What legal recourse do consumers have when AI‑generated celebrity endorsements promote supplements?
Executive summary
Consumers who buy supplements after seeing AI‑generated celebrity endorsements can seek redress through federal enforcement by the FTC, private litigation under false‑advertising and right‑of‑publicity laws, and practical avenues such as refunds or chargebacks, but outcomes vary by jurisdiction and hinge on proof that the endorsement was deceptive or unauthorized [1][2][3]. The most immediate leverage comes from the FTC’s August 2024 final rule banning fake or AI‑generated reviews and celebrity testimonials and from state law claims, while real‑world recovery often depends on timely evidence, platform cooperation, and willingness of public enforcers to prioritize the case [1][4][5].
1. Federal enforcement: the FTC’s new weapon in the toolbox
The FTC adopted a final rule on August 14, 2024, that explicitly prohibits fake and AI‑generated consumer reviews, testimonials and celebrity testimonials, giving the agency a clear statutory basis to pursue companies that use synthetic celebrity endorsements to sell supplements [1][6]. The FTC has already signaled a broader enforcement posture on deceptive AI schemes through sweeps such as Operation AI Comply, showing it will bring cases where AI is used to “supercharge deceptive or unfair conduct” and seek consumer redress and civil penalties [5][7].
2. Private causes of action: false advertising, fraud and right‑of‑publicity claims
Beyond the FTC, consumers and plaintiffs’ lawyers can pursue state and federal false‑advertising claims under Section 5 and parallel state laws when an ad misleads about a celebrity’s endorsement or product efficacy, and celebrities themselves can sue under right‑of‑publicity or trademark theories when their likeness or voice is used without consent, though remedies and standards vary widely across states [2][3][8]. Past FTC actions against companies that used deceptively formatted celebrity “news” endorsements for supplements show private litigation and accompaniments by enforcement agencies can yield refunds or settlements [9][10].

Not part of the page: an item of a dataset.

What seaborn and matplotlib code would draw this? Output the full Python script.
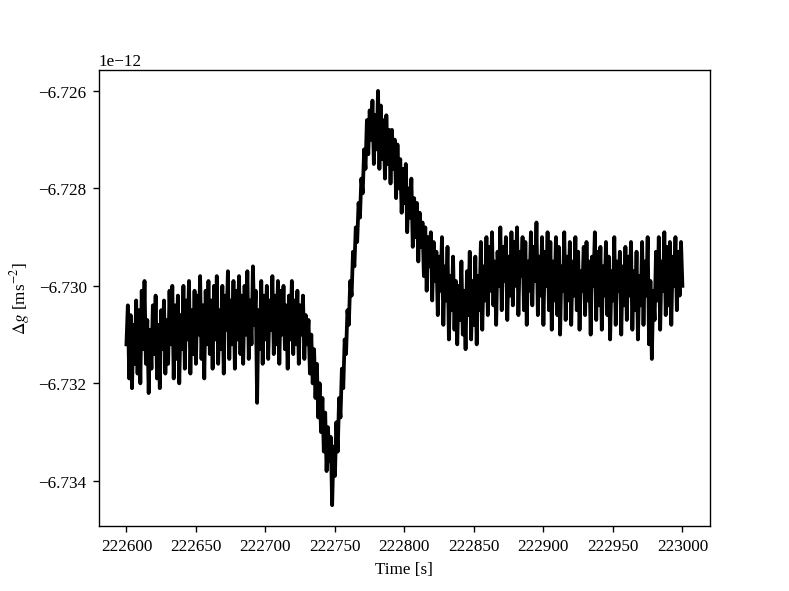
import numpy as np
import pandas as pd
import matplotlib
matplotlib.use('Agg')
import matplotlib.pyplot as plt
import seaborn as sns

plt.rcParams['font.family'] = ['Liberation Serif', 'DejaVu Serif']
plt.rcParams['mathtext.fontset'] = 'stix'

# sampling times [s], 1 s step
time = np.arange(222600, 223001, 1)

# gravity change, units of 1e-12 m/s^2, one row = 10 s
dg = [
    -6.7312, -6.7304, -6.7319, -6.7306, -6.7321, -6.7308, -6.7316, -6.7303, -6.7318, -6.7305,
    -6.7320, -6.7301, -6.7313, -6.7299, -6.7316, -6.7307, -6.7322, -6.7309, -6.7317, -6.7304,
    -6.7314, -6.7302, -6.7319, -6.7308, -6.7321, -6.7305, -6.7313, -6.7303, -6.7318, -6.7307,
    -6.7316, -6.7301, -6.7312, -6.7300, -6.7319, -6.7304, -6.7315, -6.7302, -6.7320, -6.7306,
    -6.7313, -6.7300, -6.7317, -6.7303, -6.7311, -6.7299, -6.7318, -6.7305, -6.7314, -6.7301,
    -6.7316, -6.7302, -6.7310, -6.7298, -6.7315, -6.7304, -6.7319, -6.7301, -6.7312, -6.7299,
    -6.7314, -6.7303, -6.7317, -6.7300, -6.7311, -6.7298, -6.7316, -6.7305, -6.7313, -6.7300,
    -6.7318, -6.7302, -6.7309, -6.7297, -6.7315, -6.7303, -6.7312, -6.7299, -6.7317, -6.7301,
    -6.7311, -6.7298, -6.7314, -6.7302, -6.7316, -6.7300, -6.7310, -6.7297, -6.7315, -6.7303,
    -6.7312, -6.7296, -6.7308, -6.7301, -6.7324, -6.7305, -6.7313, -6.7299, -6.7316, -6.7302,
    -6.7311, -6.7300, -6.7315, -6.7303, -6.7309, -6.7298, -6.7314, -6.7302, -6.7312, -6.7299,
    -6.7316, -6.7301, -6.7310, -6.7300, -6.7313, -6.7304, -6.7317, -6.7302, -6.7311, -6.7299,
    -6.7314, -6.7303, -6.7312, -6.7301, -6.7316, -6.7304, -6.7310, -6.7302, -6.7315, -6.7306,
    -6.7312, -6.7307, -6.7318, -6.7310, -6.7320, -6.7313, -6.7323, -6.7316, -6.7327, -6.7320,
    -6.7330, -6.7323, -6.7334, -6.7326, -6.7338, -6.7329, -6.7336, -6.7331, -6.7345, -6.7333,
    -6.7339, -6.7328, -6.7334, -6.7323, -6.7327, -6.7317, -6.7321, -6.7311, -6.7314, -6.7305,
    -6.7308, -6.7299, -6.7302, -6.7293, -6.7296, -6.7288, -6.7291, -6.7283, -6.7286, -6.7278,
    -6.7281, -6.7272, -6.7276, -6.7266, -6.7273, -6.7264, -6.7270, -6.7262, -6.7275, -6.7265,
    -6.7272, -6.7260, -6.7276, -6.7263, -6.7274, -6.7266, -6.7278, -6.7265, -6.7275, -6.7268,
    -6.7279, -6.7268, -6.7276, -6.7270, -6.7282, -6.7271, -6.7280, -6.7274, -6.7285, -6.7276,
    -6.7283, -6.7275, -6.7289, -6.7280, -6.7286, -6.7278, -6.7292, -6.7282, -6.7290, -6.7283,
    -6.7295, -6.7285, -6.7292, -6.7287, -6.7298, -6.7288, -6.7301, -6.7290, -6.7296, -6.7289,
    -6.7303, -6.7291, -6.7299, -6.7293, -6.7306, -6.7294, -6.7301, -6.7290, -6.7308, -6.7296,
    -6.7303, -6.7292, -6.7311, -6.7298, -6.7305, -6.7294, -6.7309, -6.7299, -6.7312, -6.7300,
    -6.7307, -6.7295, -6.7310, -6.7301, -6.7313, -6.7297, -6.7306, -6.7293, -6.7311, -6.7299,
    -6.7308, -6.7294, -6.7312, -6.7298, -6.7305, -6.7291, -6.7309, -6.7296, -6.7303, -6.7290,
    -6.7306, -6.7292, -6.7301, -6.7289, -6.7304, -6.7295, -6.7308, -6.7293, -6.7300, -6.7288,
    -6.7305, -6.7292, -6.7299, -6.7290, -6.7307, -6.7294, -6.7302, -6.7289, -6.7304, -6.7291,
    -6.7300, -6.7288, -6.7306, -6.7293, -6.7298, -6.7290, -6.7305, -6.7291, -6.7308, -6.7295,
    -6.7301, -6.7289, -6.7304, -6.7292, -6.7299, -6.7287, -6.7306, -6.7294, -6.7302, -6.7290,
    -6.7308, -6.7293, -6.7300, -6.7289, -6.7305, -6.7291, -6.7309, -6.7295, -6.7303, -6.7290,
    -6.7306, -6.7292, -6.7310, -6.7296, -6.7301, -6.7289, -6.7307, -6.7294, -6.7303, -6.7291,
    -6.7308, -6.7295, -6.7302, -6.7290, -6.7305, -6.7293, -6.7309, -6.7297, -6.7301, -6.7292,
    -6.7306, -6.7291, -6.7303, -6.7295, -6.7310, -6.7294, -6.7300, -6.7289, -6.7307, -6.7293,
    -6.7304, -6.7292, -6.7309, -6.7296, -6.7302, -6.7291, -6.7306, -6.7294, -6.7311, -6.7297,
    -6.7303, -6.7290, -6.7308, -6.7295, -6.7301, -6.7293, -6.7310, -6.7296, -6.7304, -6.7292,
    -6.7307, -6.7294, -6.7302, -6.7291, -6.7309, -6.7297, -6.7305, -6.7293, -6.7311, -6.7298,
    -6.7304, -6.7291, -6.7308, -6.7295, -6.7302, -6.7290, -6.7312, -6.7299, -6.7315, -6.7301,
    -6.7307, -6.7293, -6.7303, -6.7290, -6.7309, -6.7295, -6.7301, -6.7289, -6.7306, -6.7292,
    -6.7304, -6.7291, -6.7308, -6.7294, -6.7300, -6.7290, -6.7305, -6.7293, -6.7302, -6.7291,
    -6.7300,
]

df = pd.DataFrame({'t': time, 'dg': np.array(dg) * 1e-12})

fig, ax = plt.subplots(figsize=(6.4, 4.8), dpi=123.3)
sns.lineplot(data=df, x='t', y='dg', color='black', linewidth=2.2, ax=ax)
ax.set_xlabel('Time [s]')
ax.set_ylabel(r'$\Delta g$ [ms$^{-2}$]')
ax.set_xticks([222600, 222650, 222700, 222750, 222800, 222850, 222900, 222950, 223000])

fig.savefig('out.png', dpi=123.3)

3. Practical consumer remedies: refunds, chargebacks and complaints
Consumers defrauded by fake celebrity ads commonly obtain refunds by disputing charges with banks or card companies, filing complaints with the FTC or state attorneys general, and reporting ads to platform hosts; the FTC and Better Business Bureau have been routes consumers used successfully in prior supplement frauds [9][11][12]. The FTC’s rule increases the chance that complaints will trigger agency action and possible monetary redress, but the agency’s capacity and priorities will influence how quickly individual complainants see relief [1][5].
4. Evidence, burdens and procedural hurdles
Winning any legal remedy typically requires proving the endorsement was fake or unauthorized and that it materially influenced the purchase, which can be technically demanding because synthetic media can be convincing and jurisdictional privacy and publicity protections differ; courts often rely on trademark, publicity, and consumer‑protection laws to fill gaps left by the lack of a single federal AI likeness law [3][2][8]. Lawyers advise preserving copies of the ad, transaction records, and any server or metadata showing origin because enforcement actions and private suits depend on concrete proof rather than consumer suspicion alone [13][14].
5. Remedies courts and agencies can impose
Regulators like the FTC can seek injunctive relief, civil penalties and consumer redress for violations of the final rule and Section 5, and settlements in past supplement cases have produced large refund funds for consumers; similarly, private suits can yield damages, statutory penalties or settlements and can push platforms to remove deceptive ads [4][9][7]. However, the presence of these remedies does not guarantee full recovery for every buyer — success varies with evidence quality, the defendant’s solvency, and where the defendant is located [4][10].
6. Competing interests and the politics of enforcement
Regulators frame crackdowns as consumer protection against AI‑driven deception, but industry groups warn that strict rules could chill legitimate marketing uses of AI and raise compliance costs, and platforms may resist heavy policing for business reasons, creating friction over prioritization and scope of enforcement [1][14][8]. Celebrities pushing for broad protections to block synthetic likenesses have an obvious self‑interest in controlling their image, and state legislative tweaks reflect patchwork protections that can benefit some litigants more than others [3].
7. Bottom line for affected consumers
When an AI‑generated celebrity endorsement pushes a supplement purchase, the clearest immediate steps are to preserve evidence, demand a refund and file complaints with the merchant, payment processor, the FTC and the state attorney general; those actions plug into an evolving enforcement regime that now expressly forbids fake AI testimonials but still requires strategic litigation or agency prioritization to secure broad monetary relief [1][9][11]. Consumers should expect a mix of administrative remedies, private suits and platform takedowns as the most likely path to accountability while the law of AI likenesses continues to develop [7][3].